November 7, 2012 / 3:24 AM / 5 years ago

Nikkei inches down, investors await U.S. election result

* Investor attention on U.S. fiscal cliff
    * Investors stay on sidelines before U.S. result
    * Nissan surges on hopes for growth in North America

    By Ayai Tomisawa
    TOKYO, Nov 7 (Reuters) - Japan's Nikkei share average edged
down on Wednesday despite gains in U.S. stocks as earlier
short-covering ran its course while investors awaited the
outcome of the U.S. presidential election.
    Traders said that in early trade, investors covered their
short positions from early this week encouraged by a rise in
U.S. stocks as investors looked forward to definitive U.S.
election results. They added that the market was looking forward
to a U.S. leader who can act decisively to avert the legislated
"fiscal cliff" of spending cuts and tax hikes.
    By the midday break, the Nikkei was down 0.1 percent
at 8,965.17 after rising to as high as 9,032.32 in early trade.
The broader Topix was flat at 745.11.
    Democrat President Barack Obama and Republican challenger
Mitt Romney are in a tight race as vote counts started in a few
states. Obama and Romney have been neck-and-neck since their
first debate in early October..
    "Now the market's attention is how the new U.S. leader will
deal with its fiscal policy," said Kenji Shiomura, a markets
analyst at Daiwa Securities, adding that the so-called fiscal
cliff is the biggest short-term threat to the global economy,
including the direction of Japanese stocks. 
    Unless a fractious Congress can move swiftly to reach a deal
after the U.S. elections on Tuesday, about $600 billion in
government spending cuts and higher taxes are set to kick in
from Jan. 1 and could push the U.S. economy back into recession.
   "If the United States fails to resolve the fiscal cliff it
would hit the U.S. economy hard as well as the world and the
Japanese economy, so each G20 country will urge the United
States to firmly deal with it," Bank of Japan Governor Masaaki
Shirakawa said before a meeting of Group of 20 finance ministers
and central bankers. 
    Analysts added that once the market prices in the U.S.
election result, the market will also likely move past the
impact from sour Japanese corporate earnings.
    "Investors will likely continue seeing a correlation between
the dollar-yen move and Japanese stocks as usual.
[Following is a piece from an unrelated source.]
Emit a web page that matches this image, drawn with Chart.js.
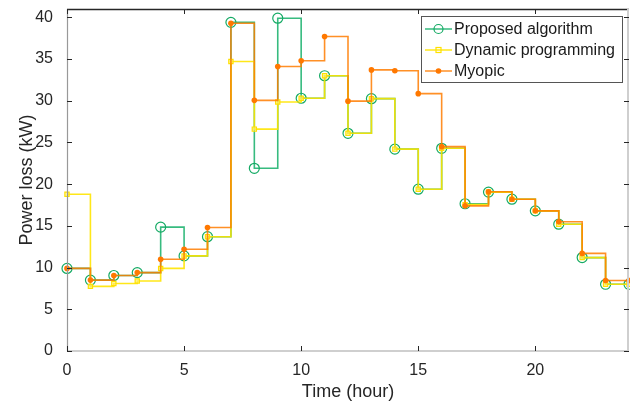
<!DOCTYPE html>
<html>
<head>
<meta charset="utf-8">
<script src="https://cdn.jsdelivr.net/npm/chart.js@4.4.1/dist/chart.umd.min.js"></script>
<style>
html,body{margin:0;padding:0;background:#fff;}
#wrap{width:630px;height:403px;}
</style>
</head>
<body>
<div id="wrap"><canvas id="c" width="630" height="403"></canvas></div>
<script>
const hours = [0,1,2,3,4,5,6,7,8,9,10,11,12,13,14,15,16,17,18,19,20,21,22,23,24];
const proposed = [9.9,8.5,9.05,9.4,14.85,11.4,13.7,39.4,21.9,39.9,30.3,33.0,26.1,30.25,24.2,19.4,24.3,17.65,19.05,18.2,16.8,15.2,11.2,8.0,8.0];
const dynamicProg = [18.8,7.75,8.1,8.4,9.9,11.4,13.7,34.7,26.6,29.85,30.3,33.0,26.1,30.25,24.2,19.4,24.3,17.55,19.05,18.2,16.8,15.2,11.2,8.0,8.0];
const myopic = [9.9,8.5,9.05,9.4,11.0,12.2,14.8,39.3,30.05,34.1,34.8,37.7,29.95,33.7,33.6,30.85,24.5,17.4,19.1,18.2,16.8,15.5,11.7,8.45,8.45];
const seriesNames = ['Proposed algorithm','Dynamic programming','Myopic'];
const xTicks = [0,5,10,15,20];
const yTicks = [0,5,10,15,20,25,30,35,40];

const GREEN = 'rgba(20,175,105,0.85)';
const YELLOW = 'rgba(255,228,0,0.9)';
const ORANGE = 'rgba(255,125,0,0.85)';

function pts(arr){ return hours.map((h,i)=>({x:h,y:arr[i]})); }

const FONT = '"Liberation Sans", Arial, sans-serif';

const framePlugin = {
  id:'frame',
  afterDatasetsDraw(chart){
    const {ctx, chartArea:a, scales} = chart;
    ctx.save();
    ctx.lineWidth = 1.5;
    ctx.strokeStyle = '#262626';
    ctx.beginPath(); ctx.moveTo(a.left, a.top+0.5); ctx.lineTo(a.right, a.top+0.5); ctx.stroke();
    ctx.strokeStyle = '#cfcfcf';
    ctx.lineWidth = 2;
    ctx.beginPath(); ctx.moveTo(a.left, a.bottom); ctx.lineTo(a.right, a.bottom); ctx.stroke();
    ctx.beginPath(); ctx.moveTo(a.right-1, a.top); ctx.lineTo(a.right-1, a.bottom); ctx.stroke();
    ctx.strokeStyle = '#999999';
    ctx.lineWidth = 1.2;
    ctx.beginPath(); ctx.moveTo(a.left+0.5, a.top); ctx.lineTo(a.left+0.5, a.bottom); ctx.stroke();
    ctx.strokeStyle = '#262626';
    ctx.lineWidth = 1;
    const tl = 5;
    scales.x.ticks.forEach(t=>{
      const px = Math.round(scales.x.getPixelForValue(t.value))+0.5;
      ctx.beginPath(); ctx.moveTo(px, a.bottom); ctx.lineTo(px, a.bottom-tl); ctx.stroke();
      ctx.beginPath(); ctx.moveTo(px, a.top); ctx.lineTo(px, a.top+tl); ctx.stroke();
    });
    scales.y.ticks.forEach(t=>{
      const py = Math.round(scales.y.getPixelForValue(t.value))+0.5;
      ctx.beginPath(); ctx.moveTo(a.left, py); ctx.lineTo(a.left+tl, py); ctx.stroke();
      ctx.beginPath(); ctx.moveTo(a.right, py); ctx.lineTo(a.right-tl, py); ctx.stroke();
    });
    ctx.restore();
  },
  afterDraw(chart){
    const ctx = chart.ctx;
    ctx.save();
    const lx = 421, ly = 16, lw = 201, lh = 66;
    ctx.fillStyle = '#fff';
    ctx.fillRect(lx, ly, lw, lh);
    ctx.strokeStyle = '#555';
    ctx.lineWidth = 1;
    ctx.strokeRect(lx+0.5, ly+0.5, lw, lh);
    const rows = [29, 50, 71];
    chart.data.datasets.forEach((ds, i)=>{
      const y = rows[i];
      ctx.strokeStyle = ds.borderColor;
      ctx.lineWidth = 1.5;
      ctx.beginPath(); ctx.moveTo(425, y); ctx.lineTo(452, y); ctx.stroke();
      const mx = 438.5;
      if (i===0){
        ctx.strokeStyle = ds.pointBorderColor; ctx.lineWidth = 1.2;
        ctx.beginPath(); ctx.arc(mx, y, 4.5, 0, Math.PI*2); ctx.stroke();
      } else if (i===1){
        ctx.strokeStyle = ds.pointBorderColor; ctx.lineWidth = 1.2;
        ctx.strokeRect(mx-2.5, y-2.5, 5, 5);
      } else {
        ctx.fillStyle = ds.pointBackgroundColor;
        ctx.beginPath(); ctx.arc(mx, y, 2.8, 0, Math.PI*2); ctx.fill();
      }
      ctx.fillStyle = '#1a1a1a';
      ctx.font = '16px ' + FONT;
      ctx.textBaseline = 'middle';
      ctx.textAlign = 'left';
      ctx.fillText(ds.label, 454, y+1);
    });
    ctx.restore();
  }
};

new Chart(document.getElementById('c'), {
  type:'line',
  data:{
    datasets:[
      {label:seriesNames[0], data:pts(proposed), stepped:'before', borderColor:GREEN, borderWidth:1.6, clip:false,
       pointStyle:'circle', pointRadius:5, pointBorderWidth:1.2, pointBorderColor:'rgb(20,170,100)', pointBackgroundColor:'rgba(0,0,0,0)', order:3},
      {label:seriesNames[1], data:pts(dynamicProg), stepped:'before', borderColor:YELLOW, borderWidth:1.6, clip:false,
       pointStyle:'rect', pointRadius:3, pointBorderWidth:1.2, pointBorderColor:'rgb(255,225,0)', pointBackgroundColor:'rgba(255,240,120,0.6)', order:2},
      {label:seriesNames[2], data:pts(myopic), stepped:'before', borderColor:ORANGE, borderWidth:1.6, clip:false,
       pointStyle:'circle', pointRadius:2.8, pointBorderWidth:0, pointBorderColor:'rgb(255,120,0)', pointBackgroundColor:'rgb(255,120,0)', order:1}
    ]
  },
  options:{
    responsive:false,
    animation:false,
    events:[],
    layout:{autoPadding:false, padding:{top:9, right:1, left:0, bottom:0}},
    plugins:{legend:{display:false}, tooltip:{enabled:false}},
    scales:{
      x:{type:'linear', min:0, max:24,
         afterBuildTicks(s){ s.ticks = xTicks.map(v=>({value:v})); },
         afterFit(s){ s.height = 52; s.paddingLeft = 0; s.paddingRight = 0; },
         grid:{display:false}, border:{display:false},
         ticks:{font:{family:FONT, size:16}, color:'#262626', padding:2, maxRotation:0},
         title:{display:true, text:'Time (hour)', font:{family:FONT, size:18}, color:'#262626', padding:{top:0,bottom:0}}
      },
      y:{type:'linear', min:0, max:41,
         afterBuildTicks(s){ s.ticks = yTicks.map(v=>({value:v})); },
         afterFit(s){ s.width = 67; s.paddingTop = 0; s.paddingBottom = 0; },
         grid:{display:false}, border:{display:false},
         ticks:{font:{family:FONT, size:16}, color:'#262626', padding:6},
         title:{display:true, text:'Power loss (kW)', font:{family:FONT, size:18}, color:'#262626', padding:{top:16,bottom:0}}
      }
    }
  },
  plugins:[framePlugin]
});
</script>
</body>
</html>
In that sense,
U.S. fiscal policy, which determines the direction of the
dollar, is very important," said Hiroichi Nishi, general manager
at Nikko Cordial Securities. 
    Sumitomo Metal Mining Co Ltd climbed 5.8 percent to
1,087 yen, a one-month high, after the non-ferrous metal company
cut its full-year operating profit forecast to 73 billion yen,
slightly ahead of the market consensus of 72 billion yen. 
    J.P. Morgan raised its price target on Sumitomo Metal Mining
to 1,000 yen from 900 yen and kept its 'neutral' rating. 
    Nissan Motor Co surged 4.0 percent to 704 yen on
expectations of strong growth in sales in North America despite
cutting its full-year operating profit forecast below market
    Nomura Securities lifted its price target on the automaker
to 880 yen from 830 yen and reiterated its 'buy' rating.
    DeNA Co Ltd climbed 2.2 percent to 2,650 yen,
hitting its highest level in six weeks after the social gaming
company's first-half operating profit beat its own guidance.
    The benchmark Nikkei is up 6.0 percent this year, trailing a
13.6 percent rise in the U.S. S&P 500 and a 12.4 percent 
gain in the pan-European STOXX Europe 600 index.